Read these reviews of two books about social media:

Then write a blog response based on these readings and on your own experiences with social media. Some possible issues and approaches:

  • Do you recognize your own experiences in the claims of these books (or of the reviewers)?
  • Do you take any steps to avoid some of the pitfalls these writers suggest?
  • What do you use social media for—and does it give you what you want?
  • Have your own social media habits changed since you came to UGA?

Blog post for 9/25

What is a media ecology?  Read the brief definitions here. Recommended: also take a look at the 7.5-minute video here.  Then write a post reflecting on the media (and/or the media ecology) of college in 2016.

One possible approach: how does the media ecology of UGA compare to that of your high school or another school, institution, or setting you’re familiar with?

Another approach: how does the media ecology of UGA reflect or diverge from the media ecology of the rest of America or the world in 2016? Which media have the most impact on education—or on student life—at UGA?

One more sample approach: how are the media of college in 2016 shaping the experience and the content of your studies and of your life as college students? Books, websites, clickers, apps, texts, social media, electronic readings, powerpoints, lectures…?

Blog Post #4: The Email Issue

Is email another “legacy medium”? Maybe so, but universities still seem to run on it. Read this serious piece (How to Email Your Professor…) and this jokey one (Every Email College Students Send Their Professors) and respond to the issues they raise. Some possibilities:

  • Do these pieces tally with your impressions (or experiences) of students, professors, and email?
  • What larger issues do they suggest?
  • Might students and professors have different understandings of email (and different understandings of college!) that come out in these mismatched exchanges?
  • What’s your own relationship to email?
  • Why do you think universities are so email-crazy? Why do you think they haven’t embraced alternative media (texting, facebook, WhatsApp, whatever) to the same extent?

Blog post due 9/11: Legacy Media

We might think of older media in a number of ways: as residual media (as opposed to media that are dominant or emergent in a particular place and time), as legacy media (we’ve inherited them from previous generations), or as obsolete media (ouch!).

Write a blog posting that focuses on your own experiences with residual, legacy, or obsolete media—or with one old medium in particular. Did you ever have to struggle with an older medium, perhaps because your assumptions had been shaped by newer media) ? Did you grow up with any media that hardly exist anymore? Did you come late to a medium that was already on its way out? Do you carry a torch for a legacy medium?

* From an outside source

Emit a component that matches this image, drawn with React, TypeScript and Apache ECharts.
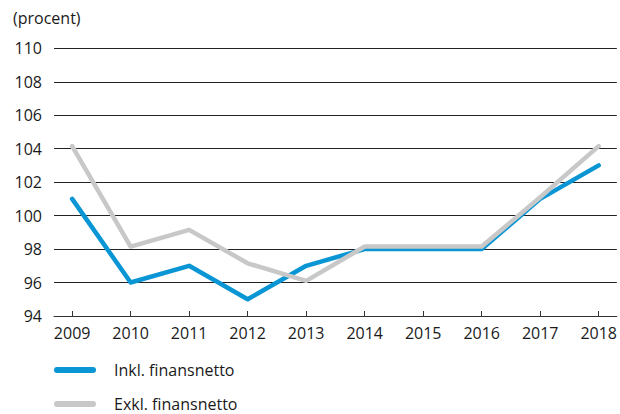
import React, { useEffect, useRef } from "react";
import * as echarts from "echarts";

const years = [2009, 2010, 2011, 2012, 2013, 2014, 2015, 2016, 2017, 2018];
const inklValues = [101, 96, 97, 95, 97, 98, 98, 98, 101, 103];
const exklValues = [104.15, 98.15, 99.15, 97.15, 96.1, 98.15, 98.15, 98.15, 101.1, 104.15];
const seriesNames = ["Inkl. finansnetto", "Exkl. finansnetto"];
const unitLabel = "(procent)";

const FONT = "'Open Sans', sans-serif";

export default function App() {
  const ref = useRef<HTMLDivElement>(null);
  useEffect(() => {
    if (!ref.current) return;
    const chart = echarts.init(ref.current, undefined, { renderer: "svg" });
    const legendIcon = "path://M3,0 L39,0 A3,3 0 0 1 39,6 L3,6 A3,3 0 0 1 3,0 Z";
    chart.setOption({
      animation: false,
      backgroundColor: "#ffffff",
      textStyle: { fontFamily: FONT },
      grid: { left: 54, right: 0, top: 48.3, bottom: 98, containLabel: false },
      graphic: [
        {
          type: "text",
          left: 13,
          top: 10,
          style: { text: unitLabel, fontSize: 16, fontFamily: FONT, fill: "#1a1a1a" },
        },
      ],
      legend: {
        orient: "vertical",
        left: 54,
        top: 362,
        bottom: 0,
        padding: 0,
        itemWidth: 42,
        itemHeight: 6,
        itemGap: 18,
        icon: legendIcon,
        textStyle: { fontSize: 16, fontFamily: FONT, color: "#1a1a1a", lineHeight: 16, padding: [0, 0, 0, 13] },
        data: seriesNames,
      },
      xAxis: {
        type: "value",
        min: 2008.69,
        max: 2018.31,
        axisLine: { show: true, lineStyle: { color: "#333", width: 1 } },
        axisTick: {
          show: true,
          inside: true,
          length: 5,
          customValues: years,
          lineStyle: { color: "#333", width: 1 },
        },
        axisLabel: {
          customValues: years,
          fontSize: 16,
          color: "#1a1a1a",
          margin: 9,
          formatter: (v: number) => String(Math.round(v)),
        },
        splitLine: { show: false },
      },
      yAxis: {
        type: "value",
        min: 94,
        max: 110,
        interval: 2,
        axisLine: { show: false },
        axisTick: { show: false },
        axisLabel: { fontSize: 16, color: "#1a1a1a", margin: 12 },
        splitLine: { show: true, lineStyle: { color: "#222", width: 1 } },
      },
      series: [
        {
          name: seriesNames[0],
          type: "line",
          data: years.map((y, i) => [y, inklValues[i]]),
          showSymbol: false,
          symbol: "none",
          color: "#0a96d4",
          lineStyle: { color: "#0a96d4", width: 4.5, cap: "round", join: "round" },
        },
        {
          name: seriesNames[1],
          type: "line",
          data: years.map((y, i) => [y, exklValues[i]]),
          showSymbol: false,
          symbol: "none",
          color: "#c8c8c8",
          lineStyle: { color: "#c8c8c8", width: 4.5, cap: "round", join: "round" },
        },
      ],
    });
    return () => chart.dispose();
  }, []);
  return (
    <div
      ref={ref}
      style={{ position: "fixed", left: 0, top: 0, width: 620, height: 414, background: "#fff" }}
    />
  );
}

For class on 9/12, read “The End of Legacy Media” (WWW) (…but make sure you check out the date!)

Week two: writing a letter

Your assignment (due Sunday night) is to write a post-able letter to someone who doesn’t live near you/whom you don’t see all the time these days. Then write a paragraph analyzing or reflecting on the experience, the letter, letters as a medium, your history with written letters, or using such an old (obsolete?) medium in a digital world.

Reading: for Monday:  On letters in the digital age

Resource on letter writing (intended for kids in UK but still interesting!)

Remember to bring your letter and your recipient’s postal address to class on Monday… the envelopes and domestic stamps are on me! 

(Sorry to be slow off the mark with this posting—but I love the fact that some folks have already beaten me to the punch with thoughtful posts!)

First Blog Posting (a few tips & clarifications)

I’m already enjoying reading your posts!

A few tips, etc.:

  • Please post your blog entry by clicking “+ New” in the menu up there (not by posting a comment to an existing blog post).
  • On this first round, you might need fewer than “250-350 words” to introduce yourself and suggest a medium for us to analyze as a “tetrad.”
  • I think there’s no need to offer comments on your classmates’ postings this time, unless something especially makes you want to jump in!